GIVEN PROBLEM:
Everything from the first line of the data through the line with "W, H = 596, 382" is to be echoed exactly, minus the pictures.
++++
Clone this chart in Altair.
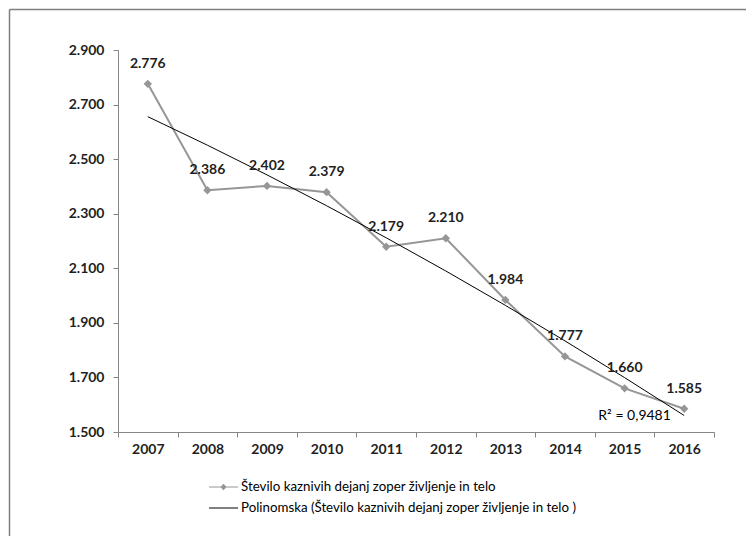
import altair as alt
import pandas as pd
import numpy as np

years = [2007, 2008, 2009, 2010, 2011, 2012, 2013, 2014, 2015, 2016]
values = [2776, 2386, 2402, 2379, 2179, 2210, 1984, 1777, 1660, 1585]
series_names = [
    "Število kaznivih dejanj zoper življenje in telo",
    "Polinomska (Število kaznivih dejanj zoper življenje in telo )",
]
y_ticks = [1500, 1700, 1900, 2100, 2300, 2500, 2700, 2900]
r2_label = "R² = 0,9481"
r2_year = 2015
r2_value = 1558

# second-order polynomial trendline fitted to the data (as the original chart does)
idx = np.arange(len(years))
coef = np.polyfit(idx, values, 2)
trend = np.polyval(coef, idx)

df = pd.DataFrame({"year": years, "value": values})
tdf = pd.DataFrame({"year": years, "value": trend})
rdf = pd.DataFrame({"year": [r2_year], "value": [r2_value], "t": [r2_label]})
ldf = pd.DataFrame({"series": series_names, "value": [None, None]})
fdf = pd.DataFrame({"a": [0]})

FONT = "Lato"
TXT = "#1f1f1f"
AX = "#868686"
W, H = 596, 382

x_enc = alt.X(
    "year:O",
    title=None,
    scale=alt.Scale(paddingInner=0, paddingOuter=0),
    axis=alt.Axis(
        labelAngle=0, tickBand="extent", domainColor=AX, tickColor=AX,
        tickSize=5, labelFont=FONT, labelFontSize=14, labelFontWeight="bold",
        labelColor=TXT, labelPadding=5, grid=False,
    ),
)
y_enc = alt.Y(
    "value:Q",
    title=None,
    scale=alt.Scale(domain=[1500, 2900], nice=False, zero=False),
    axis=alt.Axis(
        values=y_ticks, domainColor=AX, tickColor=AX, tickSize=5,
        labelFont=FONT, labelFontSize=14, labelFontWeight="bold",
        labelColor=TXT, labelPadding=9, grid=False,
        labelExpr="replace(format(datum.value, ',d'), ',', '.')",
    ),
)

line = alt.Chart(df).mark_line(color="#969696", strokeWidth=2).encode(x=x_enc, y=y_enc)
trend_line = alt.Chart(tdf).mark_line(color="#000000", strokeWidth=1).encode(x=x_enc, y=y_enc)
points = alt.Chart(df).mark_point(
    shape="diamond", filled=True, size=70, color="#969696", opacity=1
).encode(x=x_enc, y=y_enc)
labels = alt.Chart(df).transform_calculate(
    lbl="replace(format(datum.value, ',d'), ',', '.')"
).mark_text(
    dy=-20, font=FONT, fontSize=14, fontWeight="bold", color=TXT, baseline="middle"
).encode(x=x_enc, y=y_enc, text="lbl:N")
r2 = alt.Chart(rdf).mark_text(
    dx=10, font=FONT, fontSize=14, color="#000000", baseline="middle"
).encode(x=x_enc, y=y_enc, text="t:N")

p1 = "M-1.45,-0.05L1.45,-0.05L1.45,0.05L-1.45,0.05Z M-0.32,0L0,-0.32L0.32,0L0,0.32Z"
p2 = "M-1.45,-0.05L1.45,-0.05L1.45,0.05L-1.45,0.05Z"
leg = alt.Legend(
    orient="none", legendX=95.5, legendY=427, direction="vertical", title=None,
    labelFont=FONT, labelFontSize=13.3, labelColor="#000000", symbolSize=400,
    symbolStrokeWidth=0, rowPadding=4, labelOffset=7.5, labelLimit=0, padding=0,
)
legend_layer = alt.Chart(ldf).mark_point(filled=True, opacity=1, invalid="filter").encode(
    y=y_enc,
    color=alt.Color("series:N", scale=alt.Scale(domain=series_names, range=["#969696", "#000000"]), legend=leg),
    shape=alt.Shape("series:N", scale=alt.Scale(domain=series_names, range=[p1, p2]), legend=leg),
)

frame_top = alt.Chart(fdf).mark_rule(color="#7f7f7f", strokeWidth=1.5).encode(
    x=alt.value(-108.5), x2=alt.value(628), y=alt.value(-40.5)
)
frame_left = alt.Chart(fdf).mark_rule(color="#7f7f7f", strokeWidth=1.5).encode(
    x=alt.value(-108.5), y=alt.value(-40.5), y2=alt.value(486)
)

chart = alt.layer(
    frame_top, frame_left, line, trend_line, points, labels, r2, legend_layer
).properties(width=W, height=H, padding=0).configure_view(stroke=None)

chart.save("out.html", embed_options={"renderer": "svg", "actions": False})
++++
ANSWER TO THE EXERCISE:
Clone this chart in Altair.
import altair as alt
import pandas as pd
import numpy as np

years = [2007, 2008, 2009, 2010, 2011, 2012, 2013, 2014, 2015, 2016]
values = [2776, 2386, 2402, 2379, 2179, 2210, 1984, 1777, 1660, 1585]
series_names = [
    "Število kaznivih dejanj zoper življenje in telo",
    "Polinomska (Število kaznivih dejanj zoper življenje in telo )",
]
y_ticks = [1500, 1700, 1900, 2100, 2300, 2500, 2700, 2900]
r2_label = "R² = 0,9481"
r2_year = 2015
r2_value = 1558

# second-order polynomial trendline fitted to the data (as the original chart does)
idx = np.arange(len(years))
coef = np.polyfit(idx, values, 2)
trend = np.polyval(coef, idx)

df = pd.DataFrame({"year": years, "value": values})
tdf = pd.DataFrame({"year": years, "value": trend})
rdf = pd.DataFrame({"year": [r2_year], "value": [r2_value], "t": [r2_label]})
ldf = pd.DataFrame({"series": series_names, "value": [None, None]})
fdf = pd.DataFrame({"a": [0]})

FONT = "Lato"
TXT = "#1f1f1f"
AX = "#868686"
W, H = 596, 382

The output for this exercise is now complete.